Crisis Management via Zendesk

Imagine a major part of your service breaking down, users can't login and tickets are being created in volume. Agents get overwhelmed by the amount of backlog and customers get frustrated. Zendesk can remedy this by leveraging Pro-Active support and Self Service and Problem/Incidents. Learn how.

Crisis Management via Zendesk

Imagine a major part of your service breaking down, users can't login and tickets are being created in volume. Or due to external factors shipments of orders are delayed and a lot of customers get angry.

In most of these scenario's a few things happen at once:

  • Customers create a lot of tickets for the same issue.
  • Agents get overwhelmed by the amount of backlog being created.
  • You can't get info out fast enough to customers.
  • Unrelated tickets from other customers get late replies due to the above backlog, resulting in even more bad customer feedback.

Luckily Zendesk can remedy most of these issues by leveraging Pro-Active support and Self Service via the Help Center, Answer Bot and Incident/Problems.


There's a couple of steps to take

1. Deflection

The most important step to handle such an influx of tickets is deflection. Make sure the problem is front and center on your FAQ. Have Answer Bot enabled to reply withlinks to the article when customers email.
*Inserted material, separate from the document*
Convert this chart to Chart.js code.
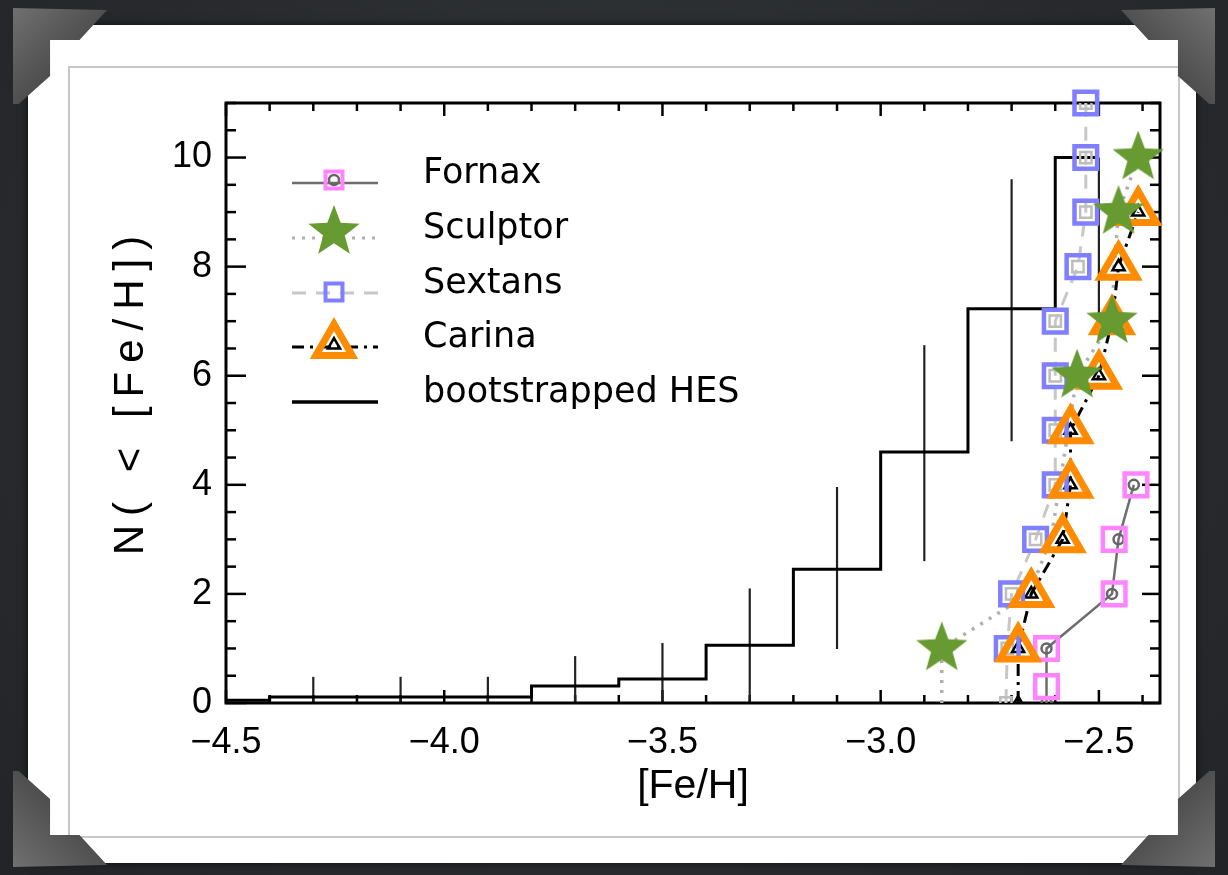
<!DOCTYPE html>
<html>
<head>
<meta charset="utf-8">
<script src="https://cdn.jsdelivr.net/npm/chart.js@4.4.1/dist/chart.umd.min.js"></script>
<style>
  html, body { margin: 0; padding: 0; }
  body { width: 1228px; height: 875px; overflow: hidden; position: relative;
         background: radial-gradient(circle at 50% 40%, #34373a, #222427); }
  .card { position: absolute; left: 28px; top: 25px; width: 1168px; height: 838px; background: #fff;
          box-shadow: 0 0 8px rgba(0,0,0,0.7); }
  .inner { position: absolute; left: 68px; top: 66px; width: 1112px; height: 772px;
           border: 2px solid #c8c8c8; box-sizing: border-box; }
  .corner { position: absolute; width: 95px; height: 97px;
            background: linear-gradient(135deg, #707070 0%, #4a4a4a 60%, #3a3a3a 100%);
            clip-path: polygon(0 0, 99% 2%, 70% 33%, 39% 33%, 39% 70%, 6% 99%, 0 99%);
            filter: drop-shadow(2px 2px 3px rgba(0,0,0,0.6)); }
  .tl { left: 13px; top: 8px; }
  .tr { left: 1120px; top: 8px; transform: scaleX(-1); }
  .bl { left: 13px; top: 770px; transform: scaleY(-1); }
  .br { left: 1120px; top: 770px; transform: scale(-1, -1); }
  #wrap { position: absolute; left: 0; top: 0; width: 1228px; height: 875px; }
</style>
</head>
<body>
<div class="card"></div>
<div class="inner"></div>
<div class="corner tl"></div>
<div class="corner tr"></div>
<div class="corner bl"></div>
<div class="corner br"></div>
<div id="wrap"><canvas id="mdf" width="1228" height="875"></canvas></div>

<script>
// axis ticks
const xTickValues = [-4.5, -4.0, -3.5, -3.0, -2.5];
const xTickLabels = ['\u22124.5', '\u22124.0', '\u22123.5', '\u22123.0', '\u22122.5'];
const yTickValues = [0, 2, 4, 6, 8, 10];
const yTickLabels = ['0', '2', '4', '6', '8', '10'];

// bootstrapped HES cumulative histogram (left bin edges, value held to next edge)
const hesEdges = [-4.5, -4.4, -3.8, -3.6, -3.4, -3.2, -3.0, -2.8, -2.6, -2.5];
const hesCounts = [0.05, 0.11, 0.31, 0.44, 1.06, 2.45, 4.6, 7.23, 10, 10];
// HES error bars at the bin centres
const hesErrFe = [-4.3, -4.1, -3.9, -3.7, -3.5, -3.3, -3.1, -2.9, -2.7, -2.5];
const hesErrLow = [0, 0, 0, 0, 0, 0.01, 0.99, 2.6, 4.8, 6.7];
const hesErrHigh = [0.48, 0.48, 0.48, 0.86, 1.1, 2.1, 3.96, 6.56, 9.6, 10];

// dwarf spheroidal cumulative counts
const fornaxFe = [-2.62, -2.62, -2.47, -2.455, -2.42];
const fornaxN = [0, 1, 2, 3, 4];
const fornaxMarkFe = [-2.62, -2.62, -2.465, -2.465, -2.415];
const fornaxMarkN = [0.3, 1, 2, 3, 4];

const sculptorFe = [-2.86, -2.86, -2.66, -2.61, -2.59, -2.57, -2.55, -2.47, -2.465, -2.455, -2.41];
const sculptorN = [0, 1, 2, 3, 4, 5, 6, 7, 8, 9, 10];
const sculptorStarFe = [-2.86, -2.55, -2.47, -2.455, -2.41];
const sculptorStarN = [1, 6, 7, 9, 10];

const sextansFe = [-2.713, -2.71, -2.70, -2.645, -2.60, -2.60, -2.60, -2.60, -2.548, -2.53, -2.53, -2.53];
const sextansN = [0, 1, 2, 3, 4, 5, 6, 7, 8, 9, 10, 11];

const carinaFe = [-2.685, -2.685, -2.655, -2.583, -2.565, -2.565, -2.50, -2.47, -2.455, -2.41];
const carinaN = [0, 1, 2, 3, 4, 5, 6, 7, 8, 9];

const GREEN = '#679a31';
const ORANGE = '#ff8c00';
const BLUE = '#7f7fff';
const PINK = '#ff84ff';
const tickFont = { family: 'Liberation Sans', size: 36 };
const legendFont = '35px "DejaVu Sans"';

const pts = (xs, ys) => xs.map((v, i) => ({ x: v, y: ys[i] }));

// filled five-point star used as a point style
function makeStar(size, color) {
    const c = document.createElement('canvas');
    c.width = c.height = size;
    const g = c.getContext('2d');
    const R = size / 2, r = R * 0.42;
    g.beginPath();
    for (let i = 0; i < 10; i++) {
        const a = -Math.PI / 2 + i * Math.PI / 5;
        const rad = i % 2 ? r : R;
        g.lineTo(R + rad * Math.cos(a), R + rad * Math.sin(a));
    }
    g.closePath();
    g.fillStyle = color;
    g.fill();
    return c;
}
const starImg = makeStar(54, GREEN);

const datasets = [
    { label: 'Sculptor', data: pts(sculptorStarFe, sculptorStarN), showLine: false,
      pointStyle: starImg, order: 0, clip: false },
    { label: 'Carina', data: pts(carinaFe.slice(1), carinaN.slice(1)), showLine: false,
      pointStyle: 'triangle', pointRadius: 21, pointBorderWidth: 7, pointBorderColor: ORANGE,
      pointBackgroundColor: 'rgba(0,0,0,0)', order: 1, clip: false },
    { label: 'Sextans', data: pts(sextansFe.slice(1), sextansN.slice(1)), showLine: false,
      pointStyle: 'rect', pointRadius: 16, pointBorderWidth: 4.5, pointBorderColor: BLUE,
      pointBackgroundColor: 'rgba(0,0,0,0)', order: 2, clip: false },
    { label: 'Fornax', data: pts(fornaxMarkFe, fornaxMarkN), showLine: false,
      pointStyle: 'rect', pointRadius: 16, pointBorderWidth: 4.5, pointBorderColor: PINK,
      pointBackgroundColor: 'rgba(0,0,0,0)', order: 3, clip: false },
    { label: 'Carina line', data: pts(carinaFe, carinaN), showLine: true, borderColor: '#000',
      borderWidth: 3, borderDash: [12, 6, 3, 6], pointStyle: 'triangle', pointRadius: 7,
      pointBorderWidth: 2.5, pointBorderColor: '#000', pointBackgroundColor: 'rgba(0,0,0,0)', order: 4 },
    { label: 'Fornax line', data: pts(fornaxFe, fornaxN), showLine: true, borderColor: '#6e6e6e',
      borderWidth: 2.5, pointStyle: 'circle', pointRadius: 5, pointBorderWidth: 2.5,
      pointBorderColor: '#666', pointBackgroundColor: 'rgba(0,0,0,0)', order: 5 },
    { label: 'Sextans line', data: pts(sextansFe, sextansN), showLine: true, borderColor: '#c8c8c8',
      borderWidth: 3, borderDash: [14, 10], pointStyle: 'rect', pointRadius: 8, pointBorderWidth: 2.5,
      pointBorderColor: '#bdbdbd', pointBackgroundColor: 'rgba(0,0,0,0)', order: 6 },
    { label: 'Sculptor line', data: pts(sculptorFe, sculptorN), showLine: true, borderColor: '#b0b0b0',
      borderWidth: 3.5, borderDash: [3, 7], pointRadius: 0, order: 7 },
    { label: 'bootstrapped HES', data: pts(hesEdges, hesCounts), showLine: true, stepped: true,
      borderColor: '#000', borderWidth: 3, pointRadius: 0, order: 8 }
];

// box, inward tick marks and HES error bars, under the markers
const framePlugin = {
    id: 'frame',
    beforeDatasetsDraw(chart) {
        const { ctx, chartArea: a, scales: { x, y } } = chart;
        const seg = (x1, y1, x2, y2) => { ctx.beginPath(); ctx.moveTo(x1, y1); ctx.lineTo(x2, y2); ctx.stroke(); };
        ctx.save();
        ctx.strokeStyle = '#000';
        ctx.lineWidth = 2.5;
        for (let i = 0; ; i++) {
            const v = x.min + i * 0.1;
            if (v > x.max + 1e-9) break;
            const px = x.getPixelForValue(v);
            const major = i % 5 === 0;
            seg(px, a.bottom, px, a.bottom - (major ? 13 : 8));
            seg(px, a.top, px, a.top + (major ? 13 : 8));
        }
        for (let i = 0; ; i++) {
            const v = y.min + i * 0.5;
            if (v > y.max + 1e-9) break;
            const py = y.getPixelForValue(v);
            const major = i % 4 === 0;
            seg(a.left, py, a.left + (major ? 20 : 10), py);
            seg(a.right, py, a.right - (major ? 18 : 10), py);
        }
        ctx.lineWidth = 2.2;
        ctx.strokeStyle = '#222';
        hesErrFe.forEach((v, i) => {
            const px = x.getPixelForValue(v);
            seg(px, y.getPixelForValue(hesErrLow[i]), px, y.getPixelForValue(hesErrHigh[i]));
        });
        ctx.lineWidth = 3;
        ctx.strokeStyle = '#000';
        ctx.strokeRect(a.left, a.top, a.right - a.left, a.bottom - a.top);
        ctx.restore();

        // rotated y axis title, letters spread out
        ctx.save();
        ctx.translate(a.left - 95, a.top + 288);
        ctx.rotate(-Math.PI / 2);
        ctx.font = '42px "Liberation Sans"';
        ctx.letterSpacing = '9px';
        ctx.fillStyle = '#000';
        ctx.textAlign = 'center';
        ctx.textBaseline = 'middle';
        ctx.fillText('N( < [Fe/H])', 0, 0);
        ctx.restore();
    }
};

// legend in the upper left of the plot
const legendPlugin = {
    id: 'innerLegend',
    afterDatasetsDraw(chart) {
        const { ctx, chartArea: a } = chart;
        const h = Chart.helpers;
        const x0 = a.left + 66, x1 = a.left + 152, xm = a.left + 108, xt = a.left + 197;
        const rows = [a.top + 80, a.top + 135, a.top + 190, a.top + 244, a.top + 299];
        const line = (yy, color, width, dash) => {
            ctx.save();
            ctx.strokeStyle = color; ctx.lineWidth = width; ctx.setLineDash(dash);
            ctx.beginPath(); ctx.moveTo(x0, yy); ctx.lineTo(x1, yy); ctx.stroke();
            ctx.restore();
        };
        const mark = (yy, style, radius, color, width) => {
            ctx.save();
            ctx.strokeStyle = color; ctx.fillStyle = 'rgba(0,0,0,0)'; ctx.lineWidth = width;
            h.drawPoint(ctx, { pointStyle: style, radius: radius, rotation: 0, borderWidth: width }, xm, yy);
            ctx.restore();
        };
        line(rows[0], '#6e6e6e', 2.5, []);
        mark(rows[0] - 3, 'circle', 5, '#666', 2.5);
        mark(rows[0] - 3, 'rect', 12, PINK, 4);
        line(rows[1], '#b0b0b0', 3, [3, 7]);
        mark(rows[1] - 6, starImg, 0, GREEN, 0);
        line(rows[2], '#c8c8c8', 3, [14, 10]);
        mark(rows[2] - 1, 'rect', 12, BLUE, 4);
        line(rows[3], '#000', 3, [12, 6, 3, 6]);
        mark(rows[3] - 2, 'triangle', 7, '#000', 2.5);
        mark(rows[3] - 2, 'triangle', 21, ORANGE, 7);
        line(rows[4], '#000', 3.5, []);
        ctx.save();
        ctx.font = legendFont;
        ctx.fillStyle = '#000';
        ctx.textBaseline = 'alphabetic';
        ['Fornax', 'Sculptor', 'Sextans', 'Carina', 'bootstrapped HES'].forEach((t, i) => {
            ctx.fillText(t, xt, rows[i]);
        });
        ctx.restore();
    }
};

new Chart(document.getElementById('mdf'), {
    type: 'scatter',
    data: { datasets },
    options: {
        responsive: false,
        animation: false,
        layout: { padding: { left: 111, right: 68, top: 103, bottom: 64 } },
        plugins: { legend: { display: false }, tooltip: { enabled: false } },
        scales: {
            x: {
                type: 'linear', min: -4.5, max: -2.36,
                border: { display: false },
                grid: { display: false, drawTicks: false },
                afterBuildTicks: s => { s.ticks = xTickValues.map(v => ({ value: v })); },
                afterFit: s => { s.height = 108; },
                ticks: { padding: 18, color: '#000', font: tickFont, maxRotation: 0,
                         callback: (v, i) => xTickLabels[i] },
                title: { display: true, text: '[Fe/H]', color: '#000',
                         font: { family: 'Liberation Sans', size: 41 }, padding: 0 }
            },
            y: {
                type: 'linear', min: 0, max: 11,
                border: { display: false },
                grid: { display: false, drawTicks: false },
                afterBuildTicks: s => { s.ticks = yTickValues.map(v => ({ value: v })); },
                afterFit: s => { s.width = 115; },
                ticks: { padding: 14, color: '#000', font: tickFont,
                         callback: (v, i) => yTickLabels[i] },
                title: { display: false }
            }
        }
    },
    plugins: [framePlugin, legendPlugin]
});
</script>
</body>
</html>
This way, customers see that you are aware of the issue and are working on it, hopefully encouraging at least part of your customer base to not contact you.

2. Bundling

If tickets about the question do come in, make sure to categorise them and link them together, so instead of updating thousands of incident reports, you only need to update one problem ticket.

It's important here to note that in crisis scenarios a one to many communication is much more effective than a one to one. Sending out updates every hour to all customers with a generic status update is more effective then deep-diving into each ticket individually. There's time to handle unique cases once the crisis is averted.

3. Smart Routing

It's important to still have a good overview of your support inbox. Since the tickets related to the crisis are all categorised and bundled together, it's trivial to separate them from other tickets in your queue.

Assign some agents to handle the crisis tickets, and keep other agents available to handle your regular support queue. This way you help both affected customers, and other users with different issues like bugs, usage questions,...

4. Keep your FAQ and macros up to date

Deflection and automation are the way to go for large influx of tickets.
Make sure you keep the support article(s) related to the incident up to date with the latest info so new inquiries get the latest info via Answer Bot or search.

Similar, make sure your agents have a macro available for both acknowledging the issue and sending out the latest status update. This way, any ticket that's created and hasn't been deflected, gets the latest info without the agent needing to write a custom reply each time.